Mobil sekelasnya, MC Hummer EV simbol kekuatan Amerika memang punya tenaga lebih besar. Tapi bobotnya 1 ton lebih berat dan harganya dua kali lipat. Rivian dan Ford Lightning juga hadir dengan teknologi tinggi, tapi tak dirancang untuk jalan rusak Papua atau bebatuan perbatasan Kalimantan.
PANDU punya keunggulan khas Indonesia, efisien, ringan, dan cukup tangguh untuk hutan dan bukit. Lebih penting lagi, lebih dari 60% komponennya dibuat di negeri ini. Dari nikel di Sulawesi, hingga inverter rakitan Bandung kendaraan ini berputar di atas poros ekonomi lokal.
PANDU bukan hanya siap untuk pasar dalam negeri. Ia punya celah ekspor di negara-negara ASEAN, Afrika, bahkan untuk misi perdamaian PBB yang mencari kendaraan taktis, senyap, dan hemat energi.
Kemandirian Bukan Slogan, Tapi Dibuktikan
Dalam pidatonya, Presiden Prabowo mengingatkan, bangsa yang tidak belajar dari sejarah akan terus dijajah dalam bentuk baru. Kita pernah direbut kekayaan alamnya. Kita pernah dihancurkan budayanya. Kini, satu-satunya jalan ke depan adalah dengan membangun industri kita sendiri.
Dan PANDU, seperti juga MAUNG beberapa waktu lalu, adalah bukti bahwa kita bisa memproduksi sendiri bukan hanya membeli dan menempelkan bendera. Inilah bedanya produk dengan martabat, bukan sekadar produk dengan label.
PANDU adalah awal. Bukan puncak. Tapi seperti roda, ia berputar dari tempat berpijak yang nyata di tanah kita tercinta, Indonesia.
Ia tidak lahir untuk bersaing di iklan Super Bowl, tapi untuk menjawab tantangan lapangan. Ia tidak dibangun dari ilusi teknologi luar, tapi dari kebutuhan dalam negeri yang nyata dan di sanalah kekuatannya.
Indonesia tak perlu menjadi tiruan negara besar. Kita hanya perlu percaya bahwa kita bisa membuat sendiri, untuk diri sendiri, dan untuk dunia.
PANDU adalah simbol pergeseran itu dari bangsa yang pernah dijajah, menjadi bangsa yang percaya diri. Dari bangsa konsumen, menjadi bangsa pencipta.

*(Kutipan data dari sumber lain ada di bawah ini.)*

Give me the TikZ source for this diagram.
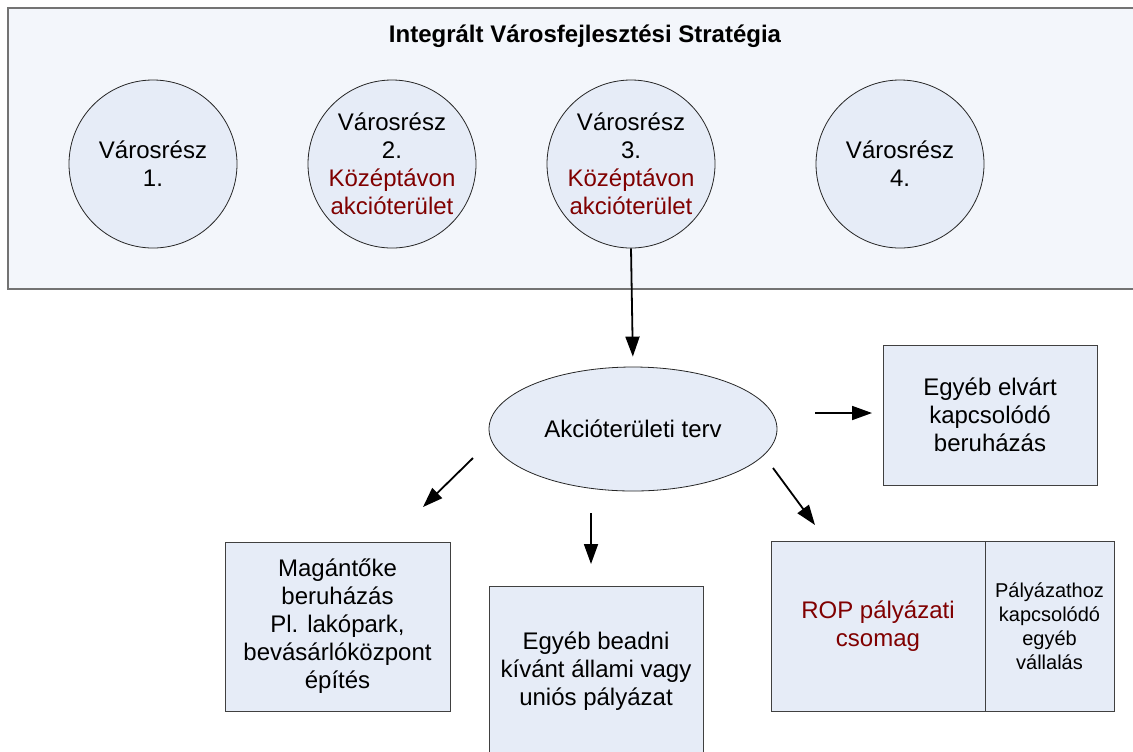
\documentclass[tikz,border=0pt]{standalone}
\usepackage{fontspec}
\setmainfont{Liberation Sans}
\usetikzlibrary{arrows.meta,shapes.geometric}

\definecolor{boxfill}{RGB}{230,236,247}
\definecolor{panelfill}{RGB}{243,246,251}
\definecolor{akciored}{RGB}{128,0,0}

\begin{document}
\begin{tikzpicture}[x=0.5pt,y=-0.5pt,
    kor/.style={circle,draw=black!85,fill=boxfill,minimum size=84pt,inner sep=0pt,
      align=center,font=\fontsize{12}{14}\selectfont},
    doboz/.style={rectangle,draw=black!75,fill=boxfill,inner sep=1pt,
      align=center,font=\fontsize{12}{14}\selectfont},
    nyil/.style={-{Triangle[length=10pt,width=7pt]},line width=0.9pt}]

  \useasboundingbox (0,0) rectangle (1133,751);

  %% keret
  \draw[draw=black!55,line width=0.8pt,fill=panelfill] (8,8) rectangle (1145,289);
  \node[font=\bfseries\fontsize{12}{14}\selectfont] (cim) at (585,36) {Integrált Városfejlesztési Stratégia};

  \node[kor] (k1) at (153,164) {Városrész\\1.};
  \node[kor] (k2) at (392,164) {Városrész\\2.\\\textcolor{akciored}{Középtávon}\\\textcolor{akciored}{akcióterület}};
  \node[kor] (k3) at (631,164) {Városrész\\3.\\\textcolor{akciored}{Középtávon}\\\textcolor{akciored}{akcióterület}};
  \node[kor] (k4) at (900,164) {Városrész\\4.};

  \node[ellipse,draw=black!85,fill=boxfill,minimum width=144pt,minimum height=62pt,
    font=\fontsize{12}{14}\selectfont] (terv) at (633,429) {Akcióterületi terv};

  \node[doboz,minimum width=107pt,minimum height=70pt] (elvart) at (990,415)
    {Egyéb elvárt\\kapcsolódó\\beruházás};
  \node[doboz,minimum width=112.5pt,minimum height=84.5pt] (magan) at (337.5,626.5)
    {Magántőke\\beruházás\\Pl. lakópark,\\bevásárlóközpont\\építés};
  \node[doboz,minimum width=107pt,minimum height=85pt] (beadni) at (596,671)
    {Egyéb beadni\\kívánt állami vagy\\uniós pályázat};
  \node[doboz,minimum width=107pt,minimum height=85pt,text=akciored] (rop) at (878,626)
    {ROP pályázati\\csomag};
  \node[doboz,minimum width=64.5pt,minimum height=85pt,
    font=\fontsize{10}{12}\selectfont] (vallalas) at (1049.5,626)
    {Pályázathoz\\kapcsolódó\\egyéb\\vállalás};

  \coordinate (bal1) at (473,458);
  \coordinate (bal2) at (423,507);
  \coordinate (kozep1) at (591,513);
  \coordinate (kozep2) at (591,564);
  \coordinate (jobb1) at (773,468);
  \coordinate (jobb2) at (815,525);
  \coordinate (vizsz1) at (815,413);
  \coordinate (vizsz2) at (872,413);

  \draw[nyil,shorten >=5pt] (k3.south) -- (terv.north); %% 3 -> terv
  \draw[nyil] (bal1) -- (bal2);
  \draw[nyil] (kozep1) -- (kozep2);
  \draw[nyil] (jobb1) -- (jobb2);
  \draw[nyil] (vizsz1) -- (vizsz2);
\end{tikzpicture}
\end{document}
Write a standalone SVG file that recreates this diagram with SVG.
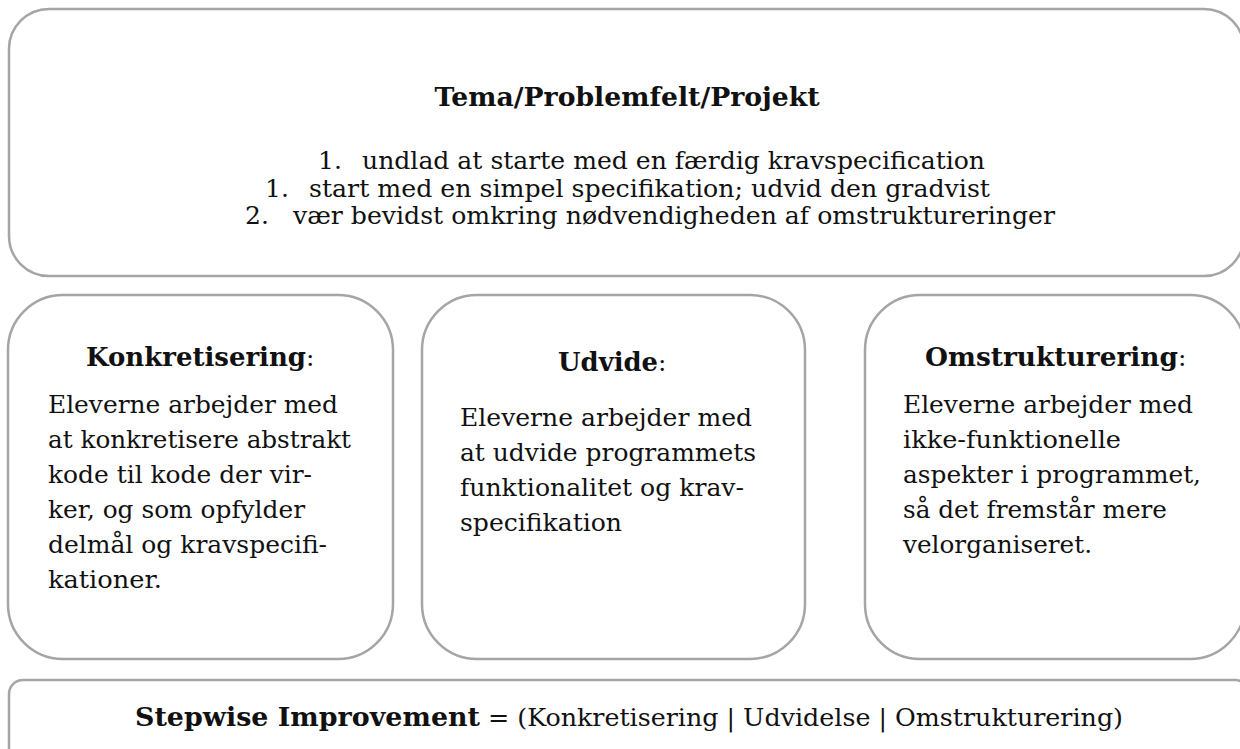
<svg xmlns="http://www.w3.org/2000/svg" width="1240" height="749" viewBox="0 0 1240 749">
<style>
.box{fill:#ffffff;stroke:#a5a5a5;stroke-width:2.5}
text{font-family:"DejaVu Serif","Liberation Serif",serif;fill:#111111}
.t{font-size:25px}
.h{font-size:26px;font-weight:bold}
.b{font-size:24px}
</style>
<rect width="1240" height="749" fill="#ffffff"/>
<g id="tema">
<rect class="box" x="9" y="9" width="1235" height="267" rx="40"/>
<text class="h" x="627" y="106" text-anchor="middle" textLength="385" lengthAdjust="spacingAndGlyphs">Tema/Problemfelt/Projekt</text>
<text class="t" x="318" y="169">1.<tspan x="362" textLength="623" lengthAdjust="spacingAndGlyphs">undlad at starte med en færdig kravspecification</tspan></text>
<text class="t" x="265" y="197">1.<tspan x="309" textLength="681" lengthAdjust="spacingAndGlyphs">start med en simpel specifikation; udvid den gradvist</tspan></text>
<text class="t" x="245" y="224">2.<tspan x="293" textLength="762" lengthAdjust="spacingAndGlyphs">vær bevidst omkring nødvendigheden af omstruktureringer</tspan></text>
</g>
<g id="konkretisering">
<rect class="box" x="8" y="295" width="385" height="364" rx="55"/>
<text x="86" y="366"><tspan class="h" textLength="220" lengthAdjust="spacingAndGlyphs">Konkretisering</tspan><tspan class="t">:</tspan></text>
<text class="b" x="48" y="413" textLength="290" lengthAdjust="spacingAndGlyphs">Eleverne arbejder med</text>
<text class="b" x="48" y="448" textLength="303" lengthAdjust="spacingAndGlyphs">at konkretisere abstrakt</text>
<text class="b" x="48" y="483" textLength="264" lengthAdjust="spacingAndGlyphs">kode til kode der vir-</text>
<text class="b" x="48" y="518" textLength="257" lengthAdjust="spacingAndGlyphs">ker, og som opfylder</text>
<text class="b" x="48" y="553" textLength="279" lengthAdjust="spacingAndGlyphs">delmål og kravspecifi-</text>
<text class="b" x="48" y="588" textLength="114" lengthAdjust="spacingAndGlyphs">kationer.</text>
</g>
<g id="udvide">
<rect class="box" x="422" y="295" width="383" height="364" rx="55"/>
<text x="558" y="371"><tspan class="h" textLength="100" lengthAdjust="spacingAndGlyphs">Udvide</tspan><tspan class="t">:</tspan></text>
<text class="b" x="460" y="426" textLength="292" lengthAdjust="spacingAndGlyphs">Eleverne arbejder med</text>
<text class="b" x="460" y="461" textLength="296" lengthAdjust="spacingAndGlyphs">at udvide programmets</text>
<text class="b" x="460" y="496" textLength="284" lengthAdjust="spacingAndGlyphs">funktionalitet og krav-</text>
<text class="b" x="460" y="531" textLength="162" lengthAdjust="spacingAndGlyphs">specifikation</text>
</g>
<g id="omstrukturering">
<rect class="box" x="865" y="295" width="380" height="364" rx="55"/>
<text x="925" y="366"><tspan class="h" textLength="253" lengthAdjust="spacingAndGlyphs">Omstrukturering</tspan><tspan class="t">:</tspan></text>
<text class="b" x="903" y="413" textLength="290" lengthAdjust="spacingAndGlyphs">Eleverne arbejder med</text>
<text class="b" x="903" y="448" textLength="218" lengthAdjust="spacingAndGlyphs">ikke-funktionelle</text>
<text class="b" x="903" y="483" textLength="298" lengthAdjust="spacingAndGlyphs">aspekter i programmet,</text>
<text class="b" x="903" y="518" textLength="264" lengthAdjust="spacingAndGlyphs">så det fremstår mere</text>
<text class="b" x="903" y="553" textLength="189" lengthAdjust="spacingAndGlyphs">velorganiseret.</text>
</g>
<g id="stepwise">
<rect class="box" x="9" y="680" width="1240" height="90" rx="14"/>
<text x="135" y="726"><tspan class="h" textLength="345" lengthAdjust="spacingAndGlyphs">Stepwise Improvement</tspan><tspan class="t" x="488" textLength="635" lengthAdjust="spacingAndGlyphs">= (Konkretisering | Udvidelse | Omstrukturering)</tspan></text>
</g>
<g id="connectors"></g>
</svg>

Dan saat saya menyaksikan acara peresmian PANDU dilayar laptop, terlihat roda-rodanya bergerak pelan melewati panggung peluncuran, saya yakin roda sejarah bangsa ini juga mulai bergerak ke arah yang lebih berdaulat.
Apakah kita siap merancang masa depan, atau terus membayar sebagai bangsa pasar?
Kalibata, Jakarta Selatan, 13 Juni 2025, 16:27 Wib.